**OBJECTIVE**
Please transcribe the data that follows without the pictures, keeping every word the same.

**Part of a data file**
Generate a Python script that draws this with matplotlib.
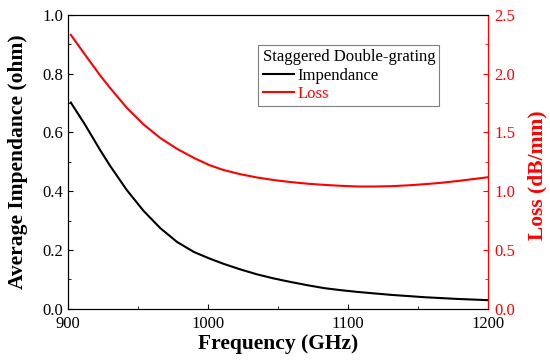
import matplotlib
matplotlib.use("Agg")
import matplotlib.pyplot as plt
from matplotlib.ticker import MultipleLocator

plt.rcParams['font.family'] = ['Liberation Serif', 'DejaVu Serif']

freq = [902, 912, 923, 930, 942, 954, 966, 978, 990, 1001, 1011, 1023, 1035, 1047, 1059, 1071, 1083,
        1095, 1107, 1119, 1131, 1143, 1155, 1167, 1179, 1190, 1200]
impedance = [0.702, 0.628, 0.540, 0.487, 0.404, 0.333, 0.274, 0.227, 0.193, 0.171, 0.153, 0.134, 0.117,
             0.103, 0.091, 0.080, 0.070, 0.063, 0.057, 0.052, 0.047, 0.043, 0.039, 0.036, 0.033, 0.031, 0.029]
loss = [2.331, 2.165, 1.985, 1.880, 1.710, 1.568, 1.452, 1.360, 1.283, 1.222, 1.181, 1.145, 1.117,
        1.095, 1.078, 1.064, 1.054, 1.046, 1.040, 1.040, 1.043, 1.050, 1.060, 1.072, 1.088, 1.104, 1.119]

fig = plt.figure(figsize=(5.5, 3.63), dpi=100)
ax = fig.add_axes([0.1236, 0.1496, 0.7636, 0.8091])
ax2 = ax.twinx()

l1, = ax.plot(freq, impedance, color='black', lw=1.5, label='Impendance')
l2, = ax2.plot(freq, loss, color='red', lw=1.5, label='Loss')

ax.set_xlim(900, 1200)
ax.set_ylim(0, 1.0)
ax2.set_ylim(0, 2.5)
ax.xaxis.set_major_locator(MultipleLocator(100))
ax.xaxis.set_minor_locator(MultipleLocator(50))
ax.yaxis.set_major_locator(MultipleLocator(0.2))
ax.yaxis.set_minor_locator(MultipleLocator(0.1))
ax2.yaxis.set_major_locator(MultipleLocator(0.5))
ax2.yaxis.set_minor_locator(MultipleLocator(0.25))

ax.tick_params(axis='both', which='both', direction='in', top=False, right=False, labelsize=12)
ax.tick_params(axis='x', pad=5)
ax.tick_params(axis='y', pad=3.5)
ax.tick_params(which='major', length=3.5)
ax.tick_params(which='minor', length=2)
ax2.tick_params(axis='y', which='both', direction='in', colors='red', labelsize=12, pad=4.5)
ax2.tick_params(which='major', length=3.5)
ax2.tick_params(which='minor', length=2)
ax2.spines['right'].set_color('red')

ax.set_xlabel('Frequency (GHz)', fontsize=15.5, fontweight='bold')
ax.set_ylabel('Average Impendance (ohm)', fontsize=15.5, fontweight='bold')
ax2.set_ylabel('Loss (dB/mm)', fontsize=15.5, fontweight='bold', color='red')
ax.xaxis.set_label_coords(0.5, -0.085)
ax.yaxis.set_label_coords(-0.0955, 0.5)
ax2.yaxis.set_label_coords(1.093, 0.4555)

leg = ax.legend([l1, l2], ['Impendance', 'Loss'], title='Staggered Double-grating',
                loc='upper left', bbox_to_anchor=(0.4535, 0.898), fontsize=12, title_fontsize=12,
                fancybox=False, edgecolor='gray', framealpha=1, handlelength=1.9,
                handletextpad=0.2, borderpad=0.25, labelspacing=0.15, alignment='left',
                borderaxespad=0)
leg.get_frame().set_linewidth(0.8)
for t, c in zip(leg.get_texts(), ['black', 'red']):
    t.set_color(c)

fig.savefig('out.png', dpi=100)
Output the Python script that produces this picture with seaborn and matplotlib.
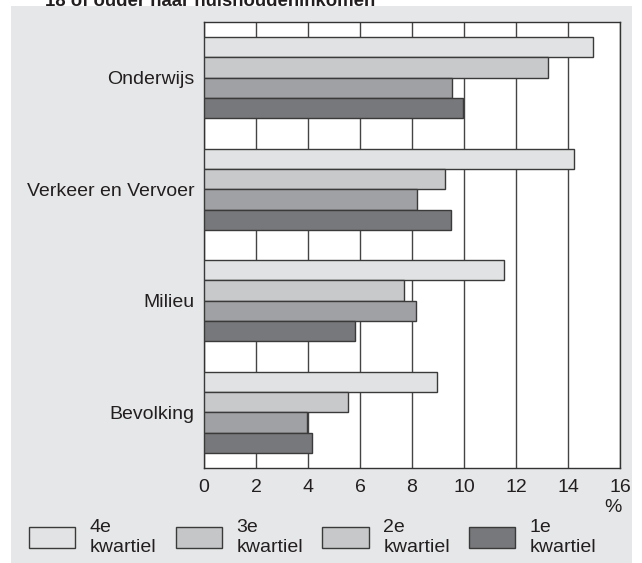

**RESULT FOR THIS TASK**
Generate a Python script that draws this with matplotlib.
import matplotlib
matplotlib.use("Agg")
import matplotlib.pyplot as plt
from matplotlib.ticker import MultipleLocator

plt.rcParams['font.family'] = ['Liberation Serif', 'DejaVu Serif']

freq = [902, 912, 923, 930, 942, 954, 966, 978, 990, 1001, 1011, 1023, 1035, 1047, 1059, 1071, 1083,
        1095, 1107, 1119, 1131, 1143, 1155, 1167, 1179, 1190, 1200]
impedance = [0.702, 0.628, 0.540, 0.487, 0.404, 0.333, 0.274, 0.227, 0.193, 0.171, 0.153, 0.134, 0.117,
             0.103, 0.091, 0.080, 0.070, 0.063, 0.057, 0.052, 0.047, 0.043, 0.039, 0.036, 0.033, 0.031, 0.029]
loss = [2.331, 2.165, 1.985, 1.880, 1.710, 1.568, 1.452, 1.360, 1.283, 1.222, 1.181, 1.145, 1.117,
        1.095, 1.078, 1.064, 1.054, 1.046, 1.040, 1.040, 1.043, 1.050, 1.060, 1.072, 1.088, 1.104, 1.119]

fig = plt.figure(figsize=(5.5, 3.63), dpi=100)
ax = fig.add_axes([0.1236, 0.1496, 0.7636, 0.8091])
ax2 = ax.twinx()

l1, = ax.plot(freq, impedance, color='black', lw=1.5, label='Impendance')
l2, = ax2.plot(freq, loss, color='red', lw=1.5, label='Loss')

ax.set_xlim(900, 1200)
ax.set_ylim(0, 1.0)
ax2.set_ylim(0, 2.5)
ax.xaxis.set_major_locator(MultipleLocator(100))
ax.xaxis.set_minor_locator(MultipleLocator(50))
ax.yaxis.set_major_locator(MultipleLocator(0.2))
ax.yaxis.set_minor_locator(MultipleLocator(0.1))
ax2.yaxis.set_major_locator(MultipleLocator(0.5))
ax2.yaxis.set_minor_locator(MultipleLocator(0.25))

ax.tick_params(axis='both', which='both', direction='in', top=False, right=False, labelsize=12)
ax.tick_params(axis='x', pad=5)
ax.tick_params(axis='y', pad=3.5)
ax.tick_params(which='major', length=3.5)
ax.tick_params(which='minor', length=2)
ax2.tick_params(axis='y', which='both', direction='in', colors='red', labelsize=12, pad=4.5)
ax2.tick_params(which='major', length=3.5)
ax2.tick_params(which='minor', length=2)
ax2.spines['right'].set_color('red')

ax.set_xlabel('Frequency (GHz)', fontsize=15.5, fontweight='bold')
ax.set_ylabel('Average Impendance (ohm)', fontsize=15.5, fontweight='bold')
ax2.set_ylabel('Loss (dB/mm)', fontsize=15.5, fontweight='bold', color='red')
ax.xaxis.set_label_coords(0.5, -0.085)
ax.yaxis.set_label_coords(-0.0955, 0.5)
ax2.yaxis.set_label_coords(1.093, 0.4555)

leg = ax.legend([l1, l2], ['Impendance', 'Loss'], title='Staggered Double-grating',
                loc='upper left', bbox_to_anchor=(0.4535, 0.898), fontsize=12, title_fontsize=12,
                fancybox=False, edgecolor='gray', framealpha=1, handlelength=1.9,
                handletextpad=0.2, borderpad=0.25, labelspacing=0.15, alignment='left',
                borderaxespad=0)
leg.get_frame().set_linewidth(0.8)
for t, c in zip(leg.get_texts(), ['black', 'red']):
    t.set_color(c)

fig.savefig('out.png', dpi=100)
Output the Python script that produces this picture with seaborn and matplotlib.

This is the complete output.